[Figure scripts]
* START *

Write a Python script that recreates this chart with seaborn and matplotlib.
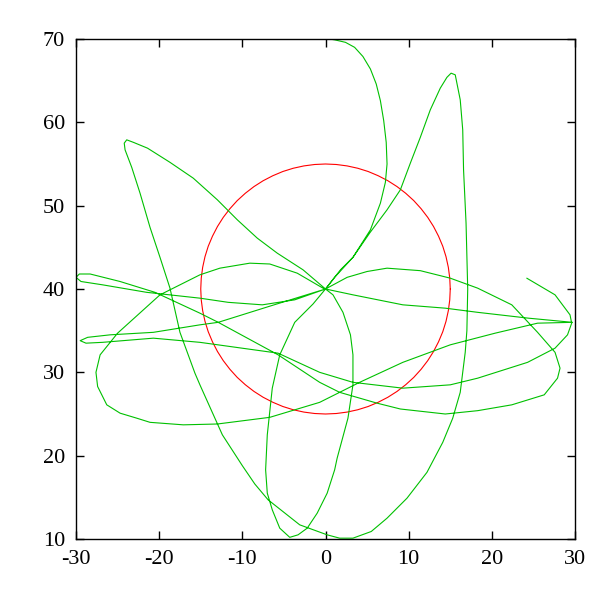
import matplotlib
matplotlib.use('Agg')
import matplotlib.pyplot as plt
import seaborn as sns

# red circle, centre (0,40), radius 15, read at 5 degree steps
circle_x = [15, 14.94, 14.77, 14.49, 14.10, 13.59, 12.99, 12.29, 11.49, 10.61, 9.64, 8.60, 7.50, 6.34, 5.13, 3.88, 2.60, 1.31, 0,
            -1.31, -2.60, -3.88, -5.13, -6.34, -7.50, -8.60, -9.64, -10.61, -11.49, -12.29, -12.99, -13.59, -14.10, -14.49, -14.77, -14.94, -15,
            -14.94, -14.77, -14.49, -14.10, -13.59, -12.99, -12.29, -11.49, -10.61, -9.64, -8.60, -7.50, -6.34, -5.13, -3.88, -2.60, -1.31, 0,
            1.31, 2.60, 3.88, 5.13, 6.34, 7.50, 8.60, 9.64, 10.61, 11.49, 12.29, 12.99, 13.59, 14.10, 14.49, 14.77, 14.94, 15]
circle_y = [40, 41.31, 42.60, 43.88, 45.13, 46.34, 47.50, 48.60, 49.64, 50.61, 51.49, 52.29, 52.99, 53.59, 54.10, 54.49, 54.77, 54.94, 55,
            54.94, 54.77, 54.49, 54.10, 53.59, 52.99, 52.29, 51.49, 50.61, 49.64, 48.60, 47.50, 46.34, 45.13, 43.88, 42.60, 41.31, 40,
            38.69, 37.40, 36.12, 34.87, 33.66, 32.50, 31.40, 30.36, 29.39, 28.51, 27.71, 27.01, 26.41, 25.90, 25.51, 25.23, 25.06, 25,
            25.06, 25.23, 25.51, 25.90, 26.41, 27.01, 27.71, 28.51, 29.39, 30.36, 31.40, 32.50, 33.66, 34.87, 36.12, 37.40, 38.69, 40]

# green trajectory
path_x = [-0.8, 1.1, 2.4, 3.5, 4.5, 5.4, 6.1, 6.6, 7.0, 7.3, 7.4, 7.2, 6.6, 5.4, 3.3, 1.1, 0,
          -1.5, -3.7, -5.5, -6.4, -7.0, -7.2, -7.0, -6.4, -5.5, -4.3, -3.3, -2.2, -1.0, 0.2, 1.1,
          1.4, 2.7, 3.3, 3.3, 3.0, 2.1, 0.9, 0,
          -2.7, -5.8, -8.2, -10.6, -13.0, -15.9, -18.7, -21.4, -23.1, -23.9, -24.2, -24.1, -23.3,
          -22.3, -21.1, -19.9, -18.7, -17.5, -15.7, -15.1, -12.4, -10.0, -8.5, -6.9, -3.1, 0.2, 1.7, 3.3,
          5.5, 7.4, 9.8, 12.2, 14.1, 15.3, 16.2, 16.8, 17.0, 17.1, 17.0, 16.9, 16.6, 16.5, 16.2,
          15.9, 15.6, 15.1, 14.6, 13.8, 12.6, 11.4, 10.2, 9.0, 7.4, 5.3, 3.3, 1.8, 0,
          -0.3, -3.4, -6.7, -9.1, -12.7, -15.1, -19.9, -25.0, -27.1, -27.6, -27.4, -26.3, -24.7,
          -22.7, -21.1, -17.1, -13.0, -6.7, -0.7, 4.1, 9.3, 15.0, 20.4, 25.5, 29.7,
          24.4, 18.3, 14.4, 9.3, 3.3, 0,
          2.6, 5.0, 7.4, 11.4, 15.0, 18.3, 22.4, 25.5, 27.6, 28.2, 27.9, 26.3, 22.4, 18.3, 14.4,
          9.0, 6.2, 1.7, -0.7, -5.7, -12.9, -15.1, -20.5, -24.7, -28.3, -29.6, -30.0, -29.4,
          -26.8, -21.5, -15.1, -11.7, -7.6, -3.7, 0,
          -6.5, -12.9, -15.1, -20.7, -25.9, -28.6, -29.5, -28.8, -26.8, -20.7, -15.1, -5.7, -0.7,
          3.3, 9.3, 15.0, 18.3, 24.3, 27.6, 29.1, 29.6, 29.4, 27.6, 24.2]
path_y = [70.2, 69.9, 69.6, 69.0, 67.9, 66.4, 64.6, 62.6, 60.2, 57.6, 55.0, 52.8, 50.3, 47.1, 43.8, 41.4, 40,
          38.2, 36.0, 32.1, 28.1, 22.5, 18.3, 15.5, 13.5, 11.3, 10.2, 10.5, 11.3, 13.1, 15.5, 18.3,
          19.7, 24.5, 28.5, 32.1, 34.5, 37.2, 39.3, 40,
          42.3, 44.3, 46.1, 48.3, 50.7, 53.3, 55.2, 56.9, 57.6, 57.9, 57.5, 56.7, 54.6,
          51.5, 47.4, 43.8, 40.1, 34.8, 29.9, 28.5, 22.5, 18.8, 16.6, 14.7, 11.7, 10.5, 10.1, 10.1,
          10.9, 12.5, 14.9, 18.0, 21.6, 24.5, 27.6, 32.4, 35.0, 40.0, 44.1, 47.9, 54.3, 59.1, 62.7,
          64.2, 65.7, 65.9, 65.4, 64.1, 61.5, 58.2, 55.1, 51.9, 49.5, 46.7, 43.8, 42.3, 40,
          40.1, 41.9, 43.0, 43.1, 42.5, 41.7, 39.3, 34.7, 32.1, 30.0, 28.3, 26.1, 25.1,
          24.5, 24.0, 23.7, 23.8, 24.6, 26.4, 28.8, 31.2, 33.3, 34.7, 35.9, 36.0,
          36.5, 37.2, 37.7, 38.1, 39.3, 40,
          41.4, 42.1, 42.5, 42.2, 41.3, 40.1, 38.1, 34.8, 32.4, 30.5, 29.3, 27.3, 26.1, 25.4, 25.0,
          25.6, 26.3, 27.6, 28.8, 32.1, 36.0, 37.1, 39.6, 40.9, 41.8, 41.8, 41.4, 40.9,
          40.5, 39.6, 38.9, 38.4, 38.1, 38.7, 40,
          38.0, 36.0, 35.7, 34.8, 34.5, 34.2, 33.8, 33.5, 33.6, 34.1, 33.6, 32.3, 30.0,
          28.8, 28.1, 28.5, 29.3, 31.2, 32.9, 34.5, 35.9, 36.9, 39.3, 41.3]

x_ticks = [-30, -20, -10, 0, 10, 20, 30]
y_ticks = [10, 20, 30, 40, 50, 60, 70]

sns.set_style('ticks')
plt.rcParams['font.family'] = ['Liberation Serif', 'DejaVu Serif']
plt.rcParams['axes.unicode_minus'] = False

fig = plt.figure(figsize=(6, 6), dpi=100)
ax = fig.add_axes([76 / 600, 61 / 600, 499 / 600, 500 / 600])

sns.lineplot(x=circle_x, y=circle_y, sort=False, estimator=None,
             color='#ff0000', linewidth=0.8, ax=ax)
sns.lineplot(x=path_x, y=path_y, sort=False, estimator=None,
             color='#00c000', linewidth=0.8, ax=ax)

ax.set_xlim(-30, 30)
ax.set_ylim(10, 70)
ax.set_xticks(x_ticks)
ax.set_yticks(y_ticks)
ax.tick_params(direction='in', length=6, width=1, top=True, right=True,
               labelsize=16, pad=8, colors='black')
for s in ax.spines.values():
    s.set_linewidth(1)
    s.set_color('black')
ax.set_xlabel('')
ax.set_ylabel('')

fig.savefig('out.png', dpi=100)
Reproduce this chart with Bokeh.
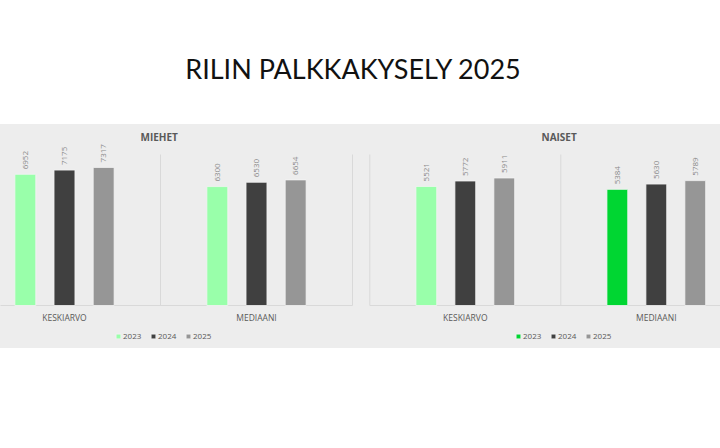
import math
from bokeh.plotting import figure
from bokeh.models import (ColumnDataSource, Range1d, LabelSet, Legend, LegendItem, Div)
from bokeh.core.properties import value
from bokeh.layouts import column, row
from bokeh.embed import file_html
from bokeh.resources import INLINE

# data
main_title = "RILIN PALKKAKYSELY 2025"
categories = ["KESKIARVO", "MEDIAANI"]
years = ["2023", "2024", "2025"]

miehet_2023 = [6952, 6300]
miehet_2024 = [7175, 6530]
miehet_2025 = [7317, 6654]

naiset_2023 = [5521, 5384]
naiset_2024 = [5772, 5630]
naiset_2025 = [5911, 5789]

PANEL = "#ededed"
GRID = "#d9d9d9"
TEXT = "#595959"
FONT = "Open Sans"

PLOT_H = 151    # px from baseline to top of the value axis
ABOVE = 162     # px of frame above the baseline (room for the value labels)
BELOW = 43      # px of frame below the baseline (category labels + legend)


def make_chart(name, series, colors, y_max, x_start, x_end, title_x, legend_x, legend_index):
    per_px = y_max / PLOT_H
    p = figure(width=360, height=224, x_range=Range1d(x_start, x_end),
               y_range=Range1d(-BELOW * per_px, ABOVE * per_px),
               output_backend="svg", toolbar_location=None,
               x_axis_location=None, y_axis_location=None,
               min_border_left=0, min_border_right=0, min_border_bottom=0,
               min_border_top=224 - ABOVE - BELOW)
    p.background_fill_color = PANEL
    p.border_fill_color = PANEL
    p.outline_line_color = None
    p.xgrid.grid_line_color = None
    p.ygrid.grid_line_color = None

    p.title.text = name
    p.title.align = "left"
    p.title.offset = title_x
    p.title.text_font = FONT
    p.title.text_font_size = "10px"
    p.title.text_font_style = "bold"
    p.title.text_color = TEXT
    p.title.standoff = 0

    n = len(categories)
    # category dividers and baseline
    p.segment(x0=list(range(n + 1)), y0=[0] * (n + 1), x1=list(range(n + 1)),
              y1=[y_max] * (n + 1), line_color=GRID, line_width=1)
    p.segment(x0=[0], y0=[0], x1=[n], y1=[0], line_color=GRID, line_width=1)

    cat_src = ColumnDataSource(dict(x=[i + 0.5 for i in range(n)], y=[0] * n, text=categories))
    p.add_layout(LabelSet(x="x", y="y", text="text", source=cat_src, y_offset=-12,
                          text_align="center", text_baseline="middle",
                          text_font=value(FONT), text_font_size="8.5px", text_color=TEXT))

    items = []
    for j, (yr, vals, col) in enumerate(zip(years, series, colors)):
        xs = [i + 0.5 + (j - 1) * 0.204 for i in range(n)]
        cols = col if isinstance(col, list) else [col] * len(vals)
        src = ColumnDataSource(dict(x=xs, top=vals, color=cols, label=[str(v) for v in vals]))
        r = p.vbar(x="x", top="top", width=0.109, source=src, fill_color="color",
                   line_color="#f4f4f4", line_width=0.8)
        p.add_layout(LabelSet(x="x", y="top", text="label", source=src, angle=math.pi / 2,
                              text_align="left", text_baseline="middle", y_offset=5,
                              text_font=value(FONT), text_font_size="8px",
                              text_color="#8a8a8a"))
        items.append(LegendItem(label=yr, renderers=[r], index=legend_index if j == 0 else 0))

    leg = Legend(items=items, orientation="horizontal", location=(legend_x, 7),
                 border_line_color=None, background_fill_alpha=0, padding=0, margin=0,
                 glyph_width=6, glyph_height=6, label_standoff=2, spacing=7, label_height=8,
                 label_text_font=FONT, label_text_font_size="8px", label_text_color=TEXT)
    p.add_layout(leg)
    return p


left = make_chart("MIEHET", [miehet_2023, miehet_2024, miehet_2025],
                  ["#99ffaa", "#404040", "#969696"], 8000, 0.1667, 2.0417, 140, 115, 0)
right = make_chart("NAISET", [naiset_2023, naiset_2024, naiset_2025],
                   [["#99ffaa", "#00d632"], "#404040", "#969696"], 7000, -0.0487, 1.8361, 181, 155, 1)

head = Div(text='<div style="width:720px;box-sizing:border-box;padding-top:50px;padding-right:14px;'
                'text-align:center;font-family:Lato;font-size:27px;color:#111;">' + main_title + '</div>',
           width=720, height=124, margin=0)

layout = column(head, row(left, right, styles={"background-color": PANEL}), spacing=0)

open("out.html", "w").write(file_html(layout, INLINE))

* END *

__Objective__:
Begin at the top of the records above and retype each line exactly until the line containing "37.40, 38.69, 40]", which is included. Skip all pictures.

__Exercise output__:
Write a Python script that recreates this chart with seaborn and matplotlib.
import matplotlib
matplotlib.use('Agg')
import matplotlib.pyplot as plt
import seaborn as sns

# red circle, centre (0,40), radius 15, read at 5 degree steps
circle_x = [15, 14.94, 14.77, 14.49, 14.10, 13.59, 12.99, 12.29, 11.49, 10.61, 9.64, 8.60, 7.50, 6.34, 5.13, 3.88, 2.60, 1.31, 0,
            -1.31, -2.60, -3.88, -5.13, -6.34, -7.50, -8.60, -9.64, -10.61, -11.49, -12.29, -12.99, -13.59, -14.10, -14.49, -14.77, -14.94, -15,
            -14.94, -14.77, -14.49, -14.10, -13.59, -12.99, -12.29, -11.49, -10.61, -9.64, -8.60, -7.50, -6.34, -5.13, -3.88, -2.60, -1.31, 0,
            1.31, 2.60, 3.88, 5.13, 6.34, 7.50, 8.60, 9.64, 10.61, 11.49, 12.29, 12.99, 13.59, 14.10, 14.49, 14.77, 14.94, 15]
circle_y = [40, 41.31, 42.60, 43.88, 45.13, 46.34, 47.50, 48.60, 49.64, 50.61, 51.49, 52.29, 52.99, 53.59, 54.10, 54.49, 54.77, 54.94, 55,
            54.94, 54.77, 54.49, 54.10, 53.59, 52.99, 52.29, 51.49, 50.61, 49.64, 48.60, 47.50, 46.34, 45.13, 43.88, 42.60, 41.31, 40,
            38.69, 37.40, 36.12, 34.87, 33.66, 32.50, 31.40, 30.36, 29.39, 28.51, 27.71, 27.01, 26.41, 25.90, 25.51, 25.23, 25.06, 25,
            25.06, 25.23, 25.51, 25.90, 26.41, 27.01, 27.71, 28.51, 29.39, 30.36, 31.40, 32.50, 33.66, 34.87, 36.12, 37.40, 38.69, 40]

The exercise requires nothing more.